SpaceX’s record-setting initial public offering is met with exceptionally high investor interest, including heavy demand from retail traders, while concerns persist about valuation and how broadly shares reach individual customers. Multiple outlets report SpaceX prices its IPO at $135 per share, selling about 555.6 million shares for roughly a $75 billion offering. The company’s expected valuation around $1.75 trillion would rank it among the world’s largest public companies. Analysts quoted by CNBC and others say valuations appear disconnected from fundamentals: Morningstar estimates SpaceX is worth about half the IPO price and points to uncertainty around parts of the business, including its AI-related operations.
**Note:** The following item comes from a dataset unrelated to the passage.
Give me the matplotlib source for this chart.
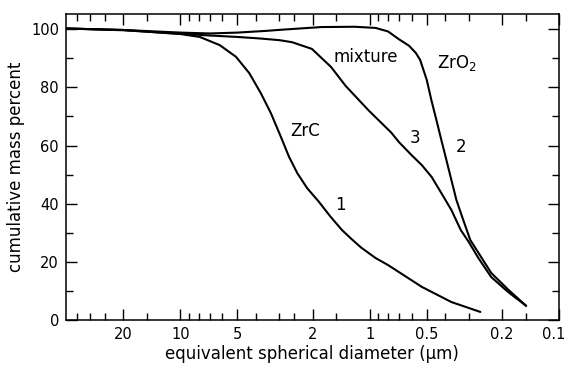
import numpy as np
import matplotlib
matplotlib.use("Agg")
import matplotlib.pyplot as plt
import matplotlib.transforms as mtransforms
from matplotlib.ticker import FixedLocator, NullFormatter

# curve 1: ZrC
size_zrc = [40, 20, 10, 7.9, 6.2, 5.09, 4.33, 3.76, 3.33, 2.95, 2.67, 2.41, 2.14, 1.86,
            1.61, 1.40, 1.26, 1.11, 0.93, 0.80, 0.53, 0.37, 0.26]
mass_zrc = [100.2, 99.7, 98.3, 97.3, 94.5, 90.5, 84.9, 78.0, 71.2, 63.1, 56.2, 50.5, 45.4, 40.8,
            35.6, 31.0, 28.2, 25.0, 21.4, 19.0, 11.5, 6.3, 2.9]

# curve 2: ZrO2
size_zro2 = [40, 20, 10, 7, 5, 3.5, 2.9, 1.8, 1.2, 0.93, 0.80, 0.70, 0.62, 0.57, 0.541, 0.499,
             0.472, 0.444, 0.418, 0.393, 0.370, 0.348, 0.320, 0.294, 0.258, 0.228, 0.185, 0.149]
mass_zro2 = [100.2, 99.7, 98.8, 98.5, 98.8, 99.4, 99.8, 100.7, 100.8, 100.4, 99.2, 96.5, 94.3, 91.8, 89.4, 82.5,
             75.6, 68.8, 61.9, 55.0, 48.2, 41.3, 34.4, 27.6, 21.8, 16.3, 10.5, 5.0]

# curve 3: mixture
size_mix = [40, 20, 10, 7, 5, 3.84, 3.0, 2.57, 2.02, 1.86, 1.6, 1.34, 1.01, 0.77, 0.70,
            0.60, 0.53, 0.47, 0.418, 0.37, 0.33, 0.30, 0.267, 0.228, 0.186, 0.149]
mass_mix = [100.2, 99.6, 98.4, 97.8, 97.3, 96.8, 96.2, 95.5, 93.2, 91.0, 87.0, 80.5, 72.0, 64.5, 61.2,
            56.7, 53.3, 49.2, 43.7, 37.9, 31.0, 27.0, 21.5, 14.9, 9.8, 5.0]

x_major = [20, 10, 5, 2, 1, 0.5, 0.2, 0.1]
x_labels = ["20", "10", "5", "2", "1", "0.5", "0.2", "0.1"]
x_minor = [35, 30, 25, 15, 9, 8, 7, 6, 4, 3, 2.5, 1.5, 0.9, 0.8, 0.7, 0.6, 0.4, 0.3, 0.15]
y_major = [0, 20, 40, 60, 80, 100]
y_minor = [10, 30, 50, 70, 90]

fig = plt.figure(figsize=(5.68, 3.67), dpi=100)
ax = fig.add_axes([0.116, 0.127, 0.868, 0.835])

for xs, ys in [(size_zrc, mass_zrc), (size_zro2, mass_zro2), (size_mix, mass_mix)]:
    ax.plot(xs, ys, color="black", lw=1.5, solid_capstyle="round", solid_joinstyle="round")

ax.set_xscale("log")
ax.set_xlim(40.3, 0.1)
ax.set_ylim(0, 105.2)

ax.xaxis.set_major_locator(FixedLocator(x_major))
ax.set_xticklabels(x_labels)
ax.xaxis.set_minor_locator(FixedLocator(x_minor))
ax.xaxis.set_minor_formatter(NullFormatter())
ax.yaxis.set_major_locator(FixedLocator(y_major))
ax.yaxis.set_minor_locator(FixedLocator(y_minor))

ax.tick_params(which="both", direction="in", top=True, right=True, width=1.0,
               labelsize=10.5, colors="black")
ax.tick_params(which="major", length=8, pad=5)
ax.tick_params(which="minor", length=5)
for s in ax.spines.values():
    s.set_linewidth(1.1)

# keep the last label inside the picture
last = ax.get_xticklabels()[-1]
last.set_ha("right")
last.set_transform(last.get_transform() + mtransforms.ScaledTranslation(6 / 100, 0, fig.dpi_scale_trans))

ax.set_xlabel("equivalent spherical diameter (µm)", fontsize=12, labelpad=2)
ax.set_ylabel("cumulative mass percent", fontsize=12, labelpad=4)

ax.text(2.20, 65.0, "ZrC", fontsize=12, ha="center", va="center")
ax.text(1.42, 39.6, "1", fontsize=12, ha="center", va="center")
ax.text(1.05, 90.4, "mixture", fontsize=12, ha="center", va="center")
ax.text(0.573, 62.6, "3", fontsize=12, ha="center", va="center")
ax.text(0.348, 88.3, "ZrO$_2$", fontsize=12, ha="center", va="center")
ax.text(0.33, 59.5, "2", fontsize=12, ha="center", va="center")

fig.savefig("out.png", dpi=100)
Separately, Fast Company reports that mass attention on IPO day strains retail trading platforms. It cites examples in which customers using apps such as Robinhood and Fidelity receive only a fraction of requested shares, and says some users experienced latency and intermittent issues due to record traffic. Bybit also reports problems allocating SpaceX shares, citing an issue with a tokenized-equities infrastructure provider and offering refunds to affected customers.

Other reporting frames SpaceX’s listing as a benchmark for a broader wave of anticipated mega-IPO filings from AI companies, including OpenAI and Anthropic, which filed documentation as interest in AI-linked public listings grows.